Nairobi, Kenya – A coalition of human rights groups and press freedom campaigners has accused the Somali government of seeking to curb media freedom by detaining a freelance journalist without charge for investigating allegations of rape by the security forces.
Police arrested freelance journalist Abdiaziz Abdinur Ibrahim on January 10 after he interviewed a woman who alleged that she had been raped by government forces a few months earlier. They also detained three others.
Amnesty International, Human Rights Watch and the Committee to Protect Journalists issued a joint statement on Tuesday describing the detentions as a violation of international law.
“Somalia’s new government is saying the right things about the rule of law and a free press, but locking up journalists and others who report rape sends the opposite message,” said Daniel Bekele, Africa director at Human Rights Watch. “The authorities should release the four detainees, and ensure that the police investigate sexual violence effectively.”
The arrests followed increasing media attention on reported sexual abuse by Somali government security services. Earlier in January, Universal TV – a local television station – and Al Jazeera’s website separately published stories about allegations of rape by the security forces in the city’s crowded camps for displaced people.
Ibrahim had not been involved with either story, does not work for either organisation, and had not published anything of his own investigation before he was detained.
“The approach taken by the Somali police … only serves to criminalise victims and undermine freedom of expression for the press.”
– Zainab Hawa Bangura
Although the police have not issued charges, police commissioner General Sharif Shekuna Maye dismissed the allegations of rape as “propaganda”. He said there was no evidence the woman had ever been raped.
And during an official visit to the United States earlier in the month, Somalia’s president Hassan Sheikh Mohamud said that while he would not intervene directly in the case, freedom of the press “does not mean that tainting the image of the government is acceptable by any standards”.
He went on to insist that his government is taking robust action to stop abuses by its security forces.

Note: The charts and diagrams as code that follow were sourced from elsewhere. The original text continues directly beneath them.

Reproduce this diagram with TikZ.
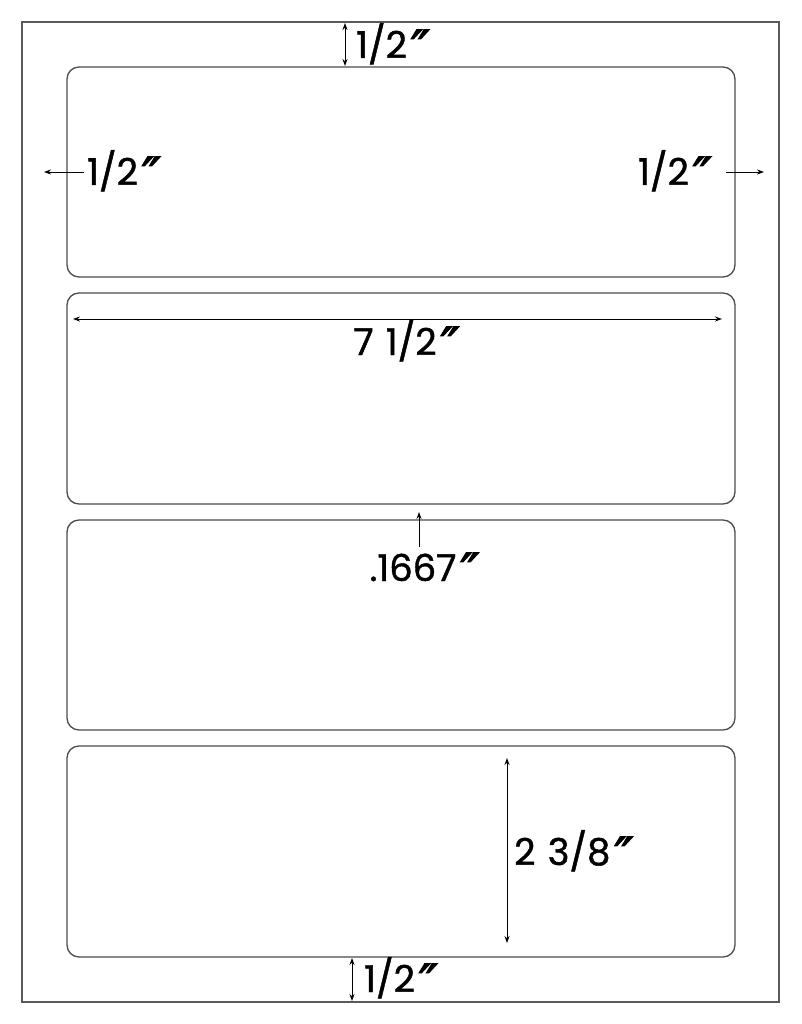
\documentclass[tikz,border=0pt]{standalone}
\usepackage{fontspec}
\setmainfont{Poppins}[FakeBold=1.2]
\newfontfamily\symfont{DejaVu Sans}[FakeSlant=0.15,FakeBold=2.5]
\newcommand{\dq}{\hspace{-0.02em}\raisebox{-0.22em}{\symfont\fontsize{50}{50}\selectfont ″}}
\newcommand{\wsp}{\hspace{0.33em}}
\usetikzlibrary{arrows.meta}
\begin{document}
\begin{tikzpicture}[x=1pt,y=-1pt,
  labelbox/.style={draw=black!70,line width=1.3pt,rounded corners=12pt},
  sheet/.style={draw=black!65,line width=1.3pt},
  dim/.style={line width=0.9pt,-{Stealth[length=7pt,width=5pt]}},
  dimboth/.style={line width=0.9pt,{Stealth[length=7pt,width=5pt]}-{Stealth[length=7pt,width=5pt]}},
  txt/.style={font=\fontsize{37}{39}\selectfont,inner sep=0pt}]
\useasboundingbox (0,0) rectangle (801,1024);
\fill[white] (0,0) rectangle (801,1024);
\draw[sheet] (22,22) rectangle (779,1002);
\draw[labelbox] (67,67) rectangle (735,277);
\draw[labelbox] (67,293) rectangle (735,504);
\draw[labelbox] (67,520) rectangle (735,730);
\draw[labelbox] (67,746) rectangle (735,957);
% top margin
\coordinate (t1) at (345,23);
\coordinate (t2) at (345,66);
\draw[dimboth] (t1) -- (t2);
\node[txt,anchor=base west] (tt) at (356,58) {1/2\dq};
% left margin
\coordinate (l1) at (84,172);
\coordinate (l2) at (44,172);
\draw[dim] (l1) -- (l2);
\node[txt,anchor=base west] (lt) at (87,185) {1/2\dq};
% right margin
\coordinate (r1) at (726,172);
\coordinate (r2) at (764,172);
\draw[dim] (r1) -- (r2);
\node[txt,anchor=base east] (rt) at (707,185) {1/2\dq};
% width
\coordinate (w1) at (73,319);
\coordinate (w2) at (722,319);
\draw[dimboth] (w1) -- (w2);
\node[txt,anchor=base] (wt) at (404,355) {7\wsp1/2\dq};
% gap
\coordinate (g1) at (419,547);
\coordinate (g2) at (419,512);
\draw[dim] (g1) -- (g2);
\node[txt,anchor=base] (gt) at (422,581) {.1667\dq};
% height
\coordinate (h1) at (507,758);
\coordinate (h2) at (507,943);
\draw[dimboth] (h1) -- (h2);
\node[txt,anchor=base west] (ht) at (514,865) {2\wsp3/8\dq};
% bottom margin
\coordinate (b1) at (352,958);
\coordinate (b2) at (352,1001);
\draw[dimboth] (b1) -- (b2);
\node[txt,anchor=base west] (bt) at (364,992) {1/2\dq};
\end{tikzpicture}
\end{document}
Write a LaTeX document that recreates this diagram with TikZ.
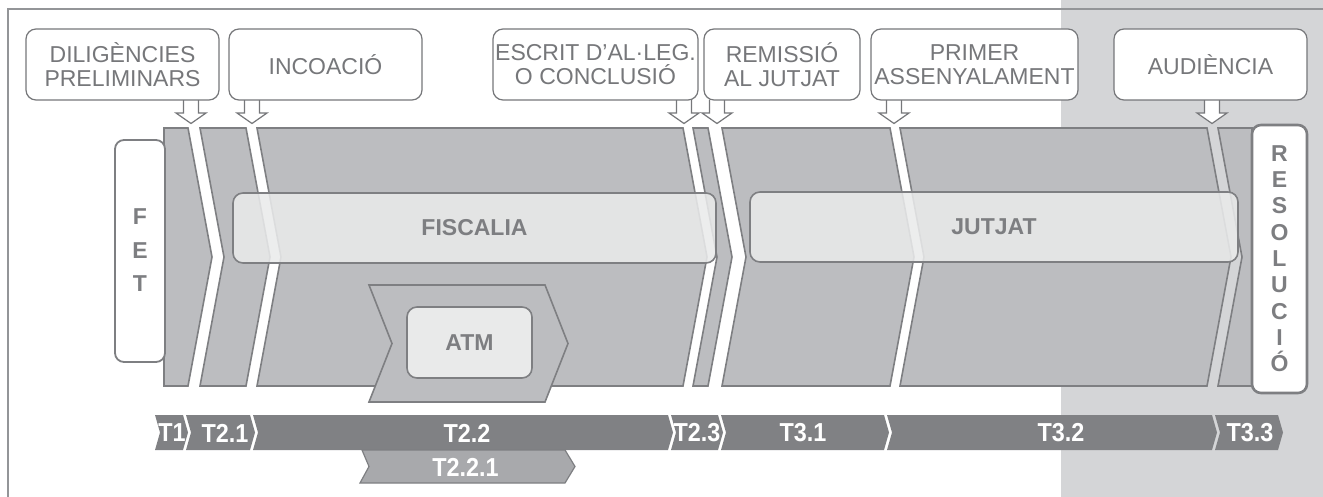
\documentclass[tikz,border=0pt]{standalone}
\usepackage{fontspec}
\setmainfont{Liberation Sans}
\newfontfamily\narrowsans[FakeStretch=0.9]{Liberation Sans}
\definecolor{segfill}{HTML}{BCBDC0}
\definecolor{segline}{HTML}{7E7F82}
\definecolor{boxfill}{HTML}{E9EAEA}
\definecolor{barfill}{HTML}{808184}
\definecolor{subbar}{HTML}{A8A9AC}
\definecolor{rightbg}{HTML}{D4D5D7}
\definecolor{frameline}{HTML}{939598}
\definecolor{txtgray}{HTML}{76777A}
\definecolor{labgray}{HTML}{7D7E81}
\tikzset{
  topbox/.style={draw=txtgray, line width=1.2pt, fill=white, rounded corners=10pt,
    minimum height=71pt, inner sep=0pt, align=center, text=txtgray,
    font=\fontsize{23}{24.5}\selectfont},
  harr/.style={draw=txtgray, line width=1.2pt, fill=white, line join=miter},
  seg/.style={draw=segline, line width=1.6pt, fill=segfill, line join=miter},
  glass/.style={draw=segline, line width=1.6pt, fill=boxfill, fill opacity=0.88,
    text opacity=1, rounded corners=10pt, inner sep=0pt, text=labgray,
    font=\bfseries\fontsize{23}{24}\selectfont},
  sidebox/.style={draw=segline, fill=white, rounded corners=9pt, inner sep=0pt},
  sidelet/.style={inner sep=0pt, anchor=base, text=labgray, font=\bfseries\fontsize{23}{24}\selectfont},
  bar/.style={fill=barfill, draw=none},
  subbarsty/.style={fill=subbar, draw=segline, line width=1.2pt, line join=miter},
  tlabel/.style={text=white, inner sep=0pt, font=\narrowsans\bfseries\fontsize{26}{26}\selectfont}
}
\newcommand{\harrow}[1]{\draw[harr] (#1-7.5,100) -- (#1-7.5,113) -- (#1-15,113) -- (#1,123.5) -- (#1+15,113) -- (#1+7.5,113) -- (#1+7.5,100);}
\newcommand{\bbar}[2]{\fill[bar] (#1,415) -- (#2,415) -- (#2+5,432.5) -- (#2,450) -- (#1,450) -- (#1+5,432.5) -- cycle;}
\begin{document}
\begin{tikzpicture}[x=1pt,y=-1pt]
\useasboundingbox (0,0) rectangle (1323,497);
% right background
\fill[rightbg] (1061,0) rectangle (1323,497);
% frame
\draw[frameline, line width=1.5pt] (8,497) -- (8,9) -- (1323,9);
% hollow arrows
\harrow{191}
\harrow{252}
\harrow{684}
\harrow{717}
\harrow{894}
\harrow{1212}
% top label boxes
\node[topbox, minimum width=193pt] (dil) at (122.5,64.5) {DILIGÈNCIES\\PRELIMINARS};
\node[topbox, minimum width=193pt] (inc) at (325.5,64.5) {INCOACIÓ};
\node[topbox, minimum width=205pt] (esc) at (595.5,64.5) {ESCRIT D'AL·LEG.\\O CONCLUSIÓ};
\node[topbox, minimum width=156pt] (rem) at (782,64.5) {REMISSIÓ\\AL JUTJAT};
\node[topbox, minimum width=207pt] (pri) at (974.5,64.5) {PRIMER\\ASSENYALAMENT};
\node[topbox, minimum width=193pt] (aud) at (1210.5,64.5) {AUDIÈNCIA};
% band segments
\draw[seg] (164,128) -- (188,128) -- (212,257) -- (188,386) -- (164,386) -- cycle;
\foreach \L/\R in {200/246, 257/683, 693/708, 722/890, 900/1207}
  \draw[seg] (\L,128) -- (\R,128) -- (\R+24,257) -- (\R,386) -- (\L,386) -- (\L+24,257) -- cycle;
\draw[seg] (1218,128) -- (1252,128) -- (1252,386) -- (1218,386) -- (1242,257) -- cycle;
% ATM chevron
\draw[seg] (369,285) -- (545,285) -- (568,343.5) -- (545,402) -- (369,402) -- (392,343.5) -- cycle;
% glass boxes
\node[glass, minimum width=483pt, minimum height=70pt] (fisc) at (474.5,228) {FISCALIA};
\node[glass, minimum width=488pt, minimum height=70pt] (jut) at (994,227) {JUTJAT};
\node[glass, fill opacity=1, minimum width=125pt, minimum height=71pt] (atm) at (469.5,342.5) {ATM};
% side boxes
\node[sidebox, line width=1.8pt, minimum width=50pt, minimum height=222pt] (fet) at (140,251) {};
\foreach \ch/\yy [count=\i] in {F/216, E/250, T/283.5}
  \node[sidelet] (fet\i) at (140,\yy+8.2) {\ch};
\node[sidebox, line width=2.6pt, minimum width=55pt, minimum height=268pt] (res) at (1279.5,259) {};
\foreach \ch [count=\i from 0] in {R,E,S,O,L,U,C,I,Ó}
  \node[sidelet] (res\i) at (1279.5,161.5+26.25*\i) {\ch};
% bottom timeline
\bbar{155}{183}
\bbar{186}{250}
\bbar{253}{668}
\bbar{671}{718}
\bbar{721}{884}
\bbar{887}{1212}
\bbar{1215}{1278}
\draw[subbarsty] (362,450) -- (565,450) -- (575,466.5) -- (565,483) -- (360,483) -- (369,466.5) -- cycle;
\node[tlabel] (t1) at (172,433) {T1};
\node[tlabel] (t21) at (225,433) {T2.1};
\node[tlabel] (t22) at (467,433) {T2.2};
\node[tlabel] (t23) at (697,433) {T2.3};
\node[tlabel] (t31) at (803,433) {T3.1};
\node[tlabel] (t32) at (1061,433) {T3.2};
\node[tlabel] (t33) at (1250,433) {T3.3};
\node[tlabel] (t221) at (465.5,467) {T2.2.1};
\end{tikzpicture}
\end{document}
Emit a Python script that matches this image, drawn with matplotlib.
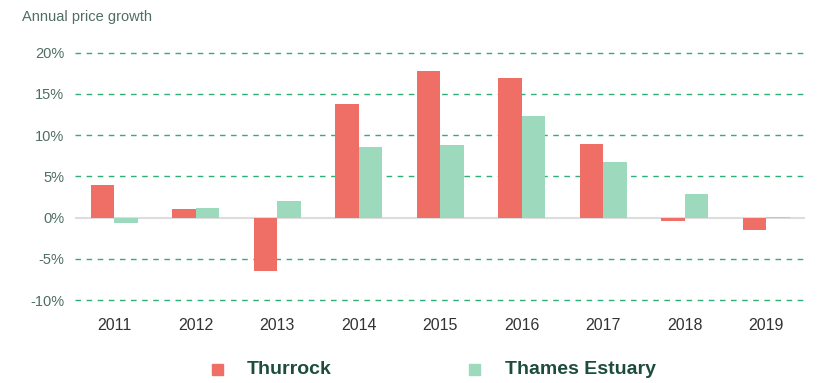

The day before the president made his remarks, Somalia executed a 32-year-old soldier for rape and a 23-year-old policeman for murder – both of whom had pleaded guilty in a military court.
Ibrahim’s continued detention has drawn widespread international attention. In a statement, the UN Secretary General’s Special Representative on Sexual Violence in Conflict, Zainab Hawa Bangura, said “the approach taken by the Somali police does not serve the interest of justice; it only serves to criminalise victims and undermine freedom of expression for the press”.
The statement went on to stress that attempts to intimidate reporters rather than investigate crimes of sexual violence diminish the credibility of government institutions while letting criminals go free.
“Regardless of the facts of the case, journalists have a right to report on allegations of rape and survivors should not be discouraged from coming forward to report sexual assault cases to the authorities,” she said, adding that her office will continue to monitor the case closely.
Ibrahim’s lawyer Dr Mahamed Mahamoud Afrah told Al Jazeera that the attorney general is due to comment on the case on Saturday when he expects to hear if charges are to be filed and how long his client may remain in detention.